Execution latency modeling
KEK accounts for realistic latency between signal generation and order execution. Strategies sensitive to millisecond-level timing precision are flagged as potentially unreliable in production environments.
Regime-aware risk adaptation
Markets behave differently across regimes. KEK embeds regime awareness into validation and risk management.
Market regime detection
KEK identifies prevailing market regimes using a combination of volatility, trend, and correlation indicators. Regime classification informs both strategy selection and position sizing.

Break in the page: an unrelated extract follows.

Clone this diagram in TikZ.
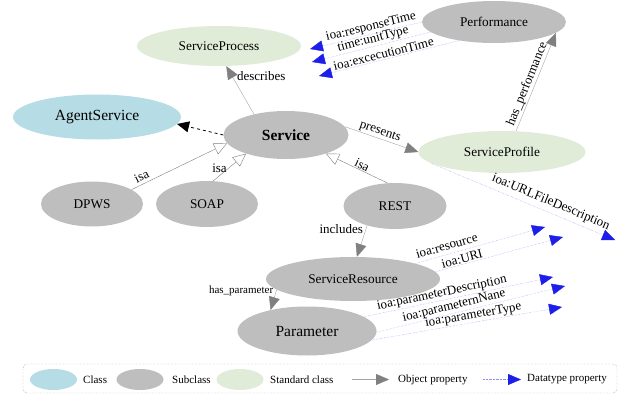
\documentclass[tikz,border=0pt]{standalone}
\usepackage{fontspec}
\setmainfont{Liberation Serif}
\usetikzlibrary{arrows.meta,shapes.geometric}
\definecolor{classblue}{RGB}{182,220,230}
\definecolor{subgray}{RGB}{190,190,190}
\definecolor{stdgreen}{RGB}{225,236,216}
\definecolor{objline}{RGB}{165,165,165}
\definecolor{objtip}{RGB}{128,128,128}
\definecolor{dataline}{RGB}{140,140,250}
\definecolor{datatip}{RGB}{30,30,235}
\tikzset{
  obj/.style={draw=objline,-{Triangle[length=13pt,width=11pt,color=objtip]}},
  isa/.style={draw=objtip,-{Triangle[open,length=13pt,width=12pt,fill=white]}},
  dtype/.style={draw=dataline,densely dotted,-{Triangle[length=13pt,width=11pt,color=datatip]}},
  bigtext/.style={font=\fontsize{15.5}{18}\selectfont}
}
\begin{document}
\begin{tikzpicture}[x=1pt,y=-1pt]

      \useasboundingbox (0,0) rectangle (626,396);

      \begin{scope}[every node/.style={ellipse,inner sep=0pt,font=\fontsize{13.3}{16}\selectfont}]
        \node[fill=stdgreen,minimum width=164pt,minimum height=40pt] (sproc) at (219,46) {ServiceProcess};
        \node[fill=subgray,minimum width=144pt,minimum height=42pt] (perf) at (494,22) {Performance};
        \node[fill=classblue,minimum width=168pt,minimum height=45pt,bigtext] (agent) at (97,117) {AgentService};
        \node[fill=subgray,minimum width=125pt,minimum height=48pt,font={\fontsize{15.5}{18}\selectfont\bfseries}] (svc) at (286,135) {Service};
        \node[fill=stdgreen,minimum width=167pt,minimum height=42pt] (sprof) at (502,152) {ServiceProfile};
        \node[fill=subgray,minimum width=102pt,minimum height=45pt] (dpws) at (92,204) {DPWS};
        \node[fill=subgray,minimum width=102pt,minimum height=46pt] (soap) at (207,204) {SOAP};
        \node[fill=subgray,minimum width=103pt,minimum height=46pt] (rest) at (395,206) {REST};
        \node[fill=subgray,minimum width=174pt,minimum height=44pt] (sres) at (353,279) {ServiceResource};
        \node[fill=subgray,minimum width=139pt,minimum height=49pt,bigtext] (param) at (307,331) {Parameter};
      \end{scope}

      \coordinate (resp) at (310,49);
      \coordinate (unit) at (312,62);
      \coordinate (exec) at (319,76);
      \coordinate (url)  at (615,240);
      \coordinate (res)  at (545,227);
      \coordinate (uri)  at (563,237);
      \coordinate (pdesc) at (553,277);
      \coordinate (pname) at (565,286);
      \coordinate (ptype) at (562,307);

      \begin{scope}[every node/.style={font=\fontsize{13}{15}\selectfont,inner sep=1pt}]
        \path (svc.147)  edge[obj] node[pos=0.8,right=4pt] {describes} (sproc.290);
        \path (svc.west) edge[dashed,thick,-{Triangle[length=12pt,width=11pt]}] (agent.-5);
        \path (svc.8)    edge[obj] node[pos=0.45,sloped,above] {presents} (sprof.west);
        \path (sprof.56) edge[obj] node[pos=0.45,sloped,above] {has\_performance} (perf.-10);
        \path (dpws.20)  edge[isa] node[pos=0.14,sloped,above=2pt] {isa} (svc.188);
        \path (soap.75)  edge[isa] node[pos=0.45,left=0pt] {isa} (svc.205);
        \path (rest.108) edge[isa] node[pos=0.45,sloped,above] {isa} (svc.-25);
        \path (rest.215) edge[obj] node[pos=0.1,left=2pt] {includes} (sres.80);
        \path (sres.188) edge[obj] node[pos=0.05,left=2pt,font=\fontsize{11}{13}\selectfont] {has\_parameter} (param.150);

        \path (perf.180) edge[dtype] node[pos=0.44,sloped,above] {ioa:responseTime} (resp);
        \path (perf.189) edge[dtype] node[pos=0.47,sloped,above] {time:unitType} (unit);
        \path (perf.208) edge[dtype] node[pos=0.53,sloped,above] {ioa:excecutionTime} (exec);
        \path (sprof.189) edge[dtype] node[pos=0.63,sloped,above=3pt] {ioa:URLFileDescription} (url);
        \path (sres.14)  edge[dtype] node[pos=0.26,sloped,above=3pt] {ioa:resource} (res);
        \path (sres.5)   edge[dtype] node[pos=0.22,sloped,above] {ioa:URI} (uri);
        \path (param.14) edge[dtype] node[pos=0.42,sloped,above] {ioa:parameterDescription} (pdesc);
        \path (param.-1) edge[dtype] node[pos=0.42,sloped,above] {ioa:parameternNane} (pname);
        \path (param.-8) edge[dtype] node[pos=0.54,sloped,above] {ioa:parameterType} (ptype);
      \end{scope}

      \draw[objtip,densely dotted,rounded corners=4pt] (23,364) rectangle (617,393);

      \begin{scope}[every node/.style={ellipse,minimum width=47pt,minimum height=21pt,inner sep=0pt}]
        \node[fill=classblue] (lclass) at (53.5,379.5) {};
        \node[fill=subgray]   (lsub)   at (140,379.5) {};
        \node[fill=stdgreen]  (lstd)   at (240,379.5) {};
      \end{scope}

      \coordinate (oa) at (352,379.5);
      \coordinate (ob) at (389,379.5);
      \coordinate (da) at (483,379.5);
      \coordinate (db) at (521,379.5);
      \path (oa) edge[obj] (ob);
      \path (da) edge[dtype] (db);

      \begin{scope}[every node/.style={anchor=west,inner sep=0pt,font=\fontsize{11}{13}\selectfont}]
        \node (tclass) at (83,379.5)  {Class};
        \node (tsub)   at (172,379.5) {Subclass};
        \node (tstd)   at (270,379.5) {Standard class};
        \node (tobj)   at (398,379.5) {Object property};
        \node (tdata)  at (527,379.5) {Datatype property};
      \end{scope}

    \end{tikzpicture}
\end{document}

Strategies are tagged with their regime dependencies and performance profiles across regime transitions.
Dynamic position sizing
Position sizes adapt based on:
- Current regime volatility
- Strategy confidence scores
- Portfolio-level exposure limits
- Recent drawdown state
This prevents oversizing during uncertain conditions and allows measured scaling during favorable regimes.
Volatility-adjusted stop losses
Stop-loss levels scale with market volatility. During high-volatility periods, stops widen to avoid premature exit. During low-volatility periods, stops tighten to protect gains.
This approach balances capital preservation with trade execution quality.
Exposure adaptation
Total portfolio exposure adjusts based on regime conditions and strategy confidence. During regime transitions or periods of elevated uncertainty, exposure reduces automatically.
Strategies cannot bypass these constraints — they are enforced at the portfolio level.
Why this matters
Most trading strategies fail in production due to:
- Overfitting to historical conditions
- Unrealistic execution assumptions
- Regime blindness
- Inadequate stress testing
KEK's validation framework directly addresses each failure mode through systematic, multi-layer testing. Strategies that pass this framework have demonstrated:
- Robustness under parameter perturbation
- Stability across market regimes
- Profitability after realistic cost modeling
- Acceptable risk characteristics across the outcome distribution
This does not guarantee future performance — no system can. But it significantly reduces the probability of deploying fragile, overfit, or regime-dependent strategies.